いろいろと調べはしたものの、なかなか分からない。

「一体、何が違うんだ??」

という疑問が頭を巡っていて、買うまでなかなか進めなかった。

というのも、

  • 安いのを買った後に、肝心な機能がない……
  • 実はとても良い機能が高い方にはあった

なんてことがあったらイヤだと思ったからだ。(みみっちいとか、セコいとかいろいろあるとは思うが、、、一消費者の心理として読んでいただければと思う)

そこで、ちゃんと調べるべく、もっといろいろと検索した。が、結局、違いがわからず。

だんだん面倒になってきたので、調べるのをやめて買うのも保留してしまった。そして、その話を人にしたら、同じのを持っている人がいることが判明。だったら、その人に借りたらいいじゃないか、ということで買うのもやめてしまった。

たかだか型番の文字が2文字違うだけで、結果、売れそうだったものが売れなくなってしまったということである。

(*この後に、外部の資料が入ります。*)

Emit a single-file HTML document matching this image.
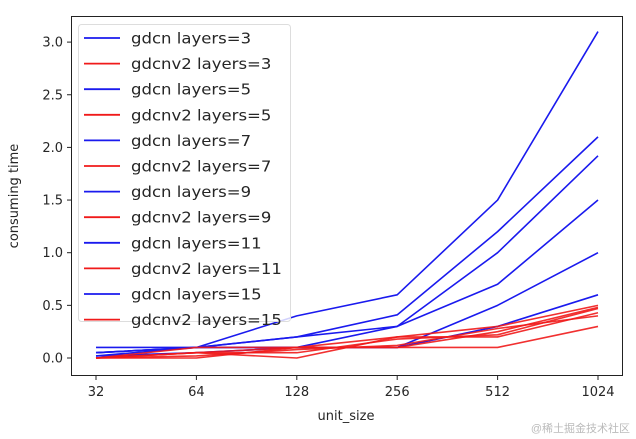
<!DOCTYPE html>
<html><head><style>body{margin:0;background:#fff}svg{display:block}text{font-family:"DejaVu Sans","Liberation Sans",sans-serif;fill:#262626}</style></head>
<body>
<svg width="636" height="439" viewBox="0 0 636 439">
<g id="lines" fill="none" stroke-width="1.6" stroke-linejoin="round"></g>
<rect x="71.5" y="16.5" width="551" height="359" fill="none" stroke="#222" stroke-width="1"/>
<g id="ticks" stroke="#222"></g>
<g id="tl" font-size="13"></g>
<text x="346" y="420" font-size="13" text-anchor="middle">unit_size</text>
<text x="18" y="196" font-size="13" text-anchor="middle" transform="rotate(-90 18 196)">consuming time</text>
<rect x="78.5" y="24.5" width="212" height="297" rx="3" fill="#fff" fill-opacity="0.8" stroke="#ddd"/>
<g id="leg" font-size="15"></g>
<text x="630" y="432" font-size="11" text-anchor="end" style="fill:#bbb;font-family:'Liberation Sans','Noto Sans CJK SC',sans-serif">@稀土掘金技术社区</text>
</svg>
<script>
var X=[96,196.4,296.8,397.2,497.6,598];function Y(v){return 358-v*105.3}
var blue=[[0.1,0.1,0.4,0.6,1.5,3.1],[0.05,0.1,0.2,0.41,1.2,2.1],[0.05,0.1,0.2,0.3,1.0,1.92],[0.05,0.1,0.1,0.3,0.7,1.5],[0.02,0.1,0.1,0.1,0.5,1.0],[0.02,0.05,0.1,0.1,0.3,0.6]];
var red=[[0,0.05,0.1,0.2,0.3,0.5],[0,0,0.1,0.1,0.25,0.48],[0,0.05,0,0.2,0.2,0.43],[0,0.1,0.1,0.1,0.1,0.3],[0,0.05,0.05,0.18,0.22,0.47],[0,0.02,0.08,0.12,0.28,0.4]];
var s='';
blue.forEach(function(d){s+='<polyline stroke="#1a1aee" points="'+d.map(function(v,i){return X[i]+','+Y(v)}).join(' ')+'"/>'});
red.forEach(function(d){s+='<polyline stroke="#f01a1a" stroke-opacity="0.9" points="'+d.map(function(v,i){return X[i]+','+Y(v)}).join(' ')+'"/>'});
document.getElementById('lines').innerHTML=s;
var t='',l='',xl=['32','64','128','256','512','1024'];
X.forEach(function(x,i){t+='<line x1="'+x+'" x2="'+x+'" y1="376" y2="380"/>';l+='<text x="'+x+'" y="396" text-anchor="middle">'+xl[i]+'</text>'});
for(var k=0;k<=6;k++){var y=Y(k*0.5);t+='<line x1="67" x2="71" y1="'+y+'" y2="'+y+'"/>';l+='<text x="63" y="'+(y+4.5)+'" text-anchor="end">'+(k*0.5).toFixed(1)+'</text>'}
document.getElementById('ticks').innerHTML=t;document.getElementById('tl').innerHTML=l;
var names=['3','3','5','5','7','7','9','9','11','11','15','15'],g='';
names.forEach(function(n,i){var y=38+i*25.6,c=i%2?'#f01a1a':'#1a1aee';var txt=(i%2?'gdcnv2':'gdcn')+' layers='+n;g+='<line x1="84" x2="120" y1="'+y+'" y2="'+y+'" stroke="'+c+'" stroke-width="1.8"/><text class="lt" x="131" y="'+(y+5.5)+'">'+txt+'</text>'});
document.getElementById('leg').innerHTML=g;
var m=document.createElementNS('http://www.w3.org/2000/svg','text');m.setAttribute('font-size','13');document.querySelector('svg').appendChild(m);
document.querySelectorAll('.lt').forEach(function(e){m.textContent=e.textContent;var w=m.getComputedTextLength();if(w>0){e.setAttribute('textLength',(w*1.27).toFixed(1));e.setAttribute('lengthAdjust','spacingAndGlyphs');}});
m.remove();
</script>
</body></html>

ここで大切なのは、疑問があってはいけいなということ。スキャナーの場合、価格は安いのに越したことはないのだが、なぜ、安いのか?が明確にならないと、怪しいと思われてしまうこともあるのだ。

売れる売れないのちょっとした差

他にも似たような例はたくさんあるだろう。自分ならこんなの気にしない、なんてことでも人によっては気になって売れなかった、ということだってある。

例えば、ネットで何かを申し込もうとしたときに、入力が面倒になって申し込みをやめた、なんてケースもけっこうある。

EFO

EFOで申し込み率が34%改善した例

そうしたこともあって、EFO(Entry Form Optimization)という申し込みフォームの最適化なんて概念も生まれている。

実際、効果も出ていて申し込みフォームの入力項目を減らしたら、減らす前と比べて34%アップも申し込み率が良くなった例もある。どんなフォームがそうなっかたかは正確には忘れてしまったが、あるシステムの申し込みフォームで

    名前
    会社名
    肩書き
    業種
    従業員数
    競合のシステムの利用の有無
    メールアドレス

という入力項目を

    名前
    会社名
    肩書き
    メールアドレス

に減らしたら、34%の申し込み率がアップしたのだ。必要ではない項目を念のため、なんてことで入力させようものなら、去って行ってしまう人もいるということだ。

まとめ

ということで、ちょっとした障壁であなたの商品を買うのをやめてしまう人は意外と多いと思ったほうがよさそうだ。

これから何かネットで売ろうと思っているのなら、自分で申し込んでみて違和感がないか確かめたり、他人に試しに申し込んでもらって確認するといいだろう。成果につながらない障壁はとことん取り除きたいもの。